Emergent Mind

Abstract

Existing temporal community search suffers from two defects: (i) they ignore the temporal proximity between the query vertex $q$ and other vertices but simply require the result to include $q$. Thus, they find many temporal irrelevant vertices (these vertices are called \emph{query-drifted vertices}) to $q$ for satisfying their cohesiveness, resulting in $q$ being marginalized; (ii) their methods are NP-hard, incurring high costs for exact solutions or compromised qualities for approximate/heuristic algorithms. Inspired by these, we propose a novel problem named \emph{query-centered} temporal community search to circumvent \emph{query-drifted vertices}. Specifically, we first present a novel concept of Time-Constrained Personalized PageRank to characterize the temporal proximity between $q$ and other vertices.

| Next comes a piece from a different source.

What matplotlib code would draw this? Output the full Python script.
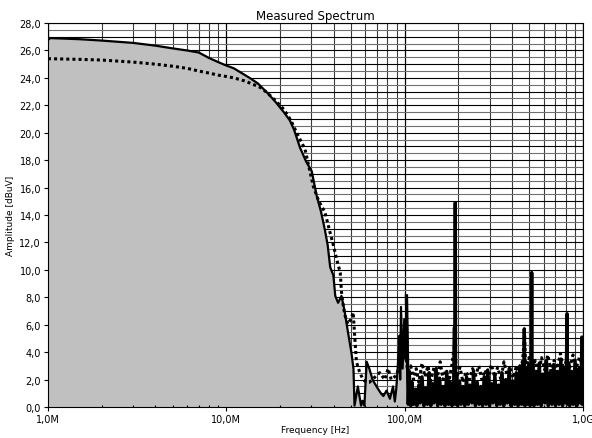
import numpy as np
import matplotlib
matplotlib.use("Agg")
import matplotlib.pyplot as plt
from matplotlib.ticker import FixedLocator, FuncFormatter

# measured spectrum (solid) - frequency in MHz, amplitude in dBuV
meas_freq = [1.0, 1.03, 1.5, 2.0, 3.0, 4.0, 5.0, 6.0, 7.0, 8.0, 9.0, 10.0, 11.0, 12.0, 13.5,
             15.0, 17.0, 19.0, 21.0, 22.7, 24.0, 25.9, 28.0, 30.1, 32.1, 34.0, 35.7, 37.0,
             38.2, 39.8, 40.8, 42.3, 44.2, 46.0, 48.0, 50.2, 51.6, 52.3, 54.6, 56.9, 58.0,
             59.4, 61.2, 63.3, 66.0, 68.0, 71.0, 73.5, 75.9, 79.1, 82.6, 86.0, 88.0, 89.6,
             91.5, 93.4, 94.3, 95.3, 97.3, 99.4, 100.8, 102.3, 104.6,
             106, 108, 110, 112, 115, 117, 120, 122, 125, 128, 131, 134, 137, 140, 143, 146,
             150, 153, 157, 160, 164, 168, 172, 176, 180, 184, 188, 190, 191, 192, 193, 194,
             198, 203, 207, 212, 217, 222, 227, 232, 238, 243, 249, 255, 261, 267, 273, 279,
             286, 292, 299, 306, 313, 320, 328, 335, 343, 351, 359, 368, 376, 385, 394, 403,
             413, 422, 432, 442, 452, 460, 465, 468, 472, 478, 485, 496, 505, 513, 515, 517,
             522, 530, 543, 555, 568, 582, 595, 609, 623, 638, 653, 668, 684, 700, 716, 733,
             750, 767, 785, 800, 808, 813, 818, 830, 841, 861, 881, 901, 922, 944, 966, 980,
             984, 990, 1000]
meas_amp = [26.75, 26.9, 26.82, 26.72, 26.55, 26.35, 26.15, 26.0, 25.85, 25.45, 25.15, 24.9,
            24.7, 24.4, 24.0, 23.6, 22.9, 22.2, 21.5, 20.9, 20.2, 18.9, 17.9, 17.2, 15.4,
            14.2, 12.9, 11.8, 10.2, 9.6, 8.1, 7.6, 8.1, 7.0, 5.5, 4.0, 2.8, 0.1, 1.5, 0.1,
            0.45, 0.1, 3.3, 2.8, 2.0, 1.7, 1.3, 1.0, 0.8, 1.2, 0.6, 1.5, 0.4, 1.3,
            3.0, 5.2, 2.0, 7.3, 2.8, 6.4, 3.5, 8.1, 0.2,
            2.6, 0.1, 1.8, 0.2, 1.3, 0.1, 1.6, 0.3, 2.2, 0.1, 1.4, 0.2, 2.5, 0.1, 1.7, 0.3,
            2.8, 0.1, 2.1, 0.2, 1.5, 0.1, 2.6, 0.2, 1.8, 0.1, 1.6, 5.8, 0.2, 14.9, 0.3, 2.4,
            0.1, 1.9, 0.2, 1.5, 0.1, 2.2, 0.2, 1.6, 0.3, 2.6, 0.1, 1.8, 0.2, 1.5, 0.1, 2.2,
            0.2, 2.7, 0.1, 1.7, 0.3, 2.3, 0.1, 1.6, 0.2, 2.5, 0.1, 2.0, 0.3, 2.8, 0.1, 1.9,
            0.2, 2.5, 0.1, 3.0, 0.2, 3.3, 0.3, 5.7, 0.1, 2.6, 0.2, 3.1, 0.1, 2.2, 9.8, 0.2,
            3.4, 0.1, 2.6, 0.2, 3.2, 0.1, 2.4, 0.3, 3.4, 0.1, 2.5, 0.2, 3.1, 0.1, 2.6, 0.2,
            3.5, 0.1, 2.7, 0.3, 4.2, 6.8, 0.2, 3.2, 0.1, 2.6, 0.2, 3.4, 0.1, 2.8, 0.3, 3.6,
            5.1, 0.2, 2.3]

# reference spectrum (dotted)
ref_freq = [1.0, 1.5, 2.0, 3.0, 4.0, 5.0, 6.0, 7.0, 8.0, 9.0, 10.0, 11.0, 12.5, 14.0, 15.5,
            17.0, 19.0, 21.0, 23.0, 25.0, 27.6, 30.7, 33.0, 35.7, 38.0, 39.8, 41.5, 43.5,
            44.2, 45.2, 46.2, 48.0, 50.0, 51.4, 52.4, 53.6, 56.0, 58.5, 61.0, 63.3, 66.0,
            69.4, 72.4, 77.3, 80.7, 84.0, 89.6, 95.3, 101.0, 104.0, 108.0,
            112, 116, 120, 125, 130, 135, 140, 146, 152, 158, 164, 170, 177, 184, 190, 196,
            204, 212, 221, 230, 240, 250, 260, 271, 282, 294, 306, 319, 332, 346, 360, 375,
            390, 406, 423, 440, 458, 470, 477, 497, 518, 539, 562, 585, 609, 634, 661, 688,
            717, 746, 777, 810, 843, 878, 914, 952, 1000]
ref_amp = [25.4, 25.35, 25.3, 25.15, 25.0, 24.85, 24.7, 24.5, 24.35, 24.2, 24.1, 24.0, 23.8,
           23.55, 23.3, 22.9, 22.3, 21.7, 20.9, 19.9, 18.8, 16.1, 15.0, 14.2, 12.8, 11.8,
           10.8, 9.8, 8.4, 7.4, 6.7, 6.05, 6.4, 6.9, 5.2, 3.3, 2.5, 2.0, 1.8, 1.8, 2.0,
           2.3, 2.5, 2.0, 2.8, 2.0, 2.3, 3.3, 3.8, 2.6, 3.0,
           2.0, 2.8, 1.8, 3.2, 2.2, 3.0, 1.9, 2.9, 2.1, 3.3, 2.0, 2.7, 1.9, 3.1, 4.5, 2.2,
           2.9, 1.8, 2.6, 2.0, 2.8, 2.3, 3.0, 2.0, 2.7, 2.1, 3.1, 2.2, 2.9, 2.0, 3.3, 2.3,
           2.8, 2.1, 3.0, 2.4, 3.4, 5.3, 2.6, 3.6, 2.8, 3.4, 2.5, 3.6, 2.7, 3.8, 2.6, 3.4,
           2.8, 3.9, 2.7, 3.5, 2.9, 3.8, 2.8, 3.6, 3.0]

y_ticks = [0, 2, 4, 6, 8, 10, 12, 14, 16, 18, 20, 22, 24, 26, 28]
x_major = [1e6, 1e7, 1e8, 1e9]
x_labels = ["1,0M", "10,0M", "100,0M", "1,0G"]

f_meas = np.array(meas_freq) * 1e6
a_meas = np.array(meas_amp)
f_ref = np.array(ref_freq) * 1e6

fig = plt.figure(figsize=(5.92, 4.39), dpi=100)
ax = fig.add_axes([0.081, 0.0706, 0.904, 0.8747])

ax.set_xscale("log")
ax.set_xlim(1e6, 1e9)
ax.set_ylim(0, 28)

# grid: vertical log lines and horizontal lines every 0.5 dB
minor_x = [m * 10 ** e for e in (6, 7, 8) for m in range(2, 10)]
for x in minor_x:
    ax.axvline(x, color="#3c3c3c", lw=0.8, zorder=0)
for x in x_major:
    ax.axvline(x, color="black", lw=0.9, zorder=0)
for i, y in enumerate(np.arange(0, 28.01, 0.5)):
    ax.axhline(y, color="black" if i % 2 == 0 else "#707070", lw=0.8, zorder=0)

ax.fill_between(f_meas, 0, a_meas, color="#c0c0c0", lw=0, zorder=1)
ax.plot(f_ref, ref_amp, color="black", lw=2.2, ls=(0, (1, 1)), zorder=2)
ax.plot(f_meas, a_meas, color="black", lw=1.6, zorder=3)
# dense sweep above 100 MHz renders as a nearly solid black band
hf = f_meas >= 102e6
ax.plot(f_meas[hf], a_meas[hf], color="black", lw=2.4, zorder=3)

ax.xaxis.set_major_locator(FixedLocator(x_major))
ax.xaxis.set_major_formatter(FuncFormatter(lambda v, p: x_labels[x_major.index(v)] if v in x_major else ""))
ax.xaxis.set_minor_locator(FixedLocator(minor_x))
ax.xaxis.set_minor_formatter(FuncFormatter(lambda v, p: ""))
ax.set_yticks(y_ticks)
ax.yaxis.set_major_formatter(FuncFormatter(lambda v, p: ("%.1f" % v).replace(".", ",")))

ax.tick_params(axis="both", which="major", direction="out", length=3, width=0.8, labelsize=7, pad=2)
ax.tick_params(axis="x", which="minor", direction="in", length=1.5, width=0.8)
for s in ax.spines.values():
    s.set_linewidth(0.8)
    s.set_color("black")

ax.set_title("Measured Spectrum", fontsize=8.5, pad=3)
ax.set_xlabel("Frequency [Hz]", fontsize=6.5, labelpad=1)
ax.set_ylabel("Amplitude [dBuV]", fontsize=6.5, labelpad=3)

fig.savefig("out.png", dpi=100)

Then, we introduce a model called $\beta$-temporal proximity core, which can combine temporal proximity and structural cohesiveness. Subsequently, our problem is formulated as an optimization task that finds a $\beta$-temporal proximity core with the largest $\beta$. To solve our problem, we first devise an exact and near-linear time greedy removing algorithm that iteratively removes unpromising vertices. To improve efficiency, we then design an approximate two-stage local search algorithm with bound-based pruning techniques. Finally, extensive experiments on eight real-life datasets and nine competitors show the superiority of the proposed solutions.